U.S.: Yes, providing help to Indian defence is in the U.S. interest. The information provided to India by the U.S. will be calculated, but the U.S. will provide all possible help to India during this period of turmoil regardless of whether India is also seeking Russian help. There could be discussions in private on it, but currently, we shall provide our unwavering assistance to India.
Russia- Will any QUAD members come to India's rescue if it vocally supports the anti-China rhetoric and faces a response from China on the borders because India is the QUAD country closest to China?
U.S.: Would be glad to add a military dimension to the QUAD dialogue and come to India's defence if such a situation arises
India: We would not support the militarization of the QUAD Dialogue as we believe that the QUAD grouping might cause increased Chinese aggression in the South China Sea region.
Pakistan: We would like to ask our Chinese partners to provide us with military support and tactical direction as we are suffering domestically and must handle this situation on the borders.

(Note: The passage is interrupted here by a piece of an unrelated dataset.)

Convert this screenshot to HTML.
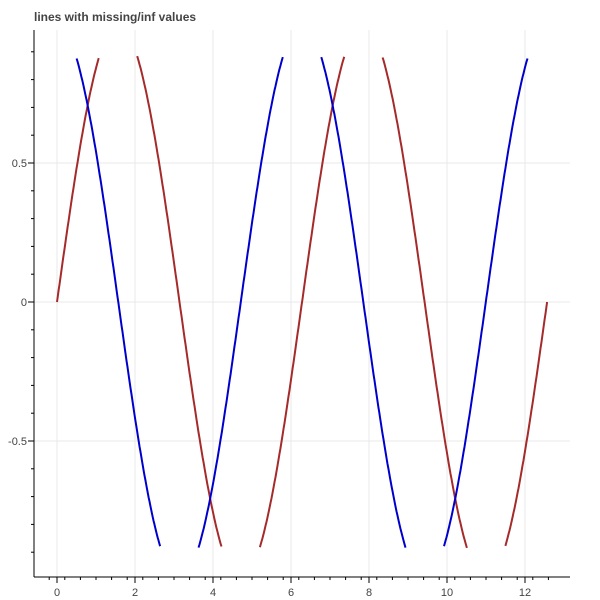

Pakistan is looking up to its Chinese partners for direction.
China: Pakistan is our all-weather partner and ally and we will always be supporting Pakistan in its endeavors. Regarding providing direction, we would provide Pakistan with intelligence, depending on the ongoing developments.
Iran: The Chahbahar port is highly critical to us with India's support. We want to inquire why the U.S. would not like Russia to invest in the port.
Pakistan: On hearing the U.S.'s promise of unwavering support to India, would Pakistan come under U.S. crossfire in the case India amps up its military presence on our borders?
The U.S.: On Iran's question on why it doesn't want a Russian presence in Chahbahar, we respond that it is a matter between the U.S. and India. We do not believe in discussing it on open forums like these, but our response to Pakistan is that it needs to focus on its domestic issues and improve its economic health. We advise Pakistan not to pursue any actions of aggression on its border with India as the U.S. has no evidence of India amping up its military presence on Pakistani borders. Currently, India is only gathering information, and we provide India with information based on what is asked for and at our discretion.
Round 2 – CONTROL Questions
● While providing India with assistance and military support in the conflict, what would be the U.S. priority ask from India in return?
U.S. – Decoupling from Russia would be United State's priority ask from India. We offer India alternatives to Russia to support its energy and military equipment needs. We know the deep India-Russia relations and would like India to steer away from Russian dependence in these sectors gradually. We want India to join us in joint patrols in the Malacca strait, but we expect only information sharing from both sides.
● Due to the Russia-Ukraine Crisis, U.S. and Russia relations have nosedived. So, what does India expect from Russia in helping its causes against China? This could be when India could test its friendship with Russia and their commitment to India.
India – We recognize that Russian-Chinese relations have considerably improved in the last couple of years, so we are not entirely sure what to expect from Russia. As the Russian Indian partnership has always been strong, we want Russia to vouch for India and mediate between China and India. We don't intend to test our relations with our partner Russia.
● How does China view the U.S. promise of intelligence sharing with India and its demand for joint patrols in the South China Sea and the Malacca Strait?
China – China expects peace and non-aggression from state actors who are planning to conduct such drills in the region. China would be forced to retaliate in the case any state actor pursues any acts of aggression in any part of Chinese land and marine territory. Such a situation won't be favorable for the global power structure and would lead to massive complications in all spheres of cooperation between China and the world.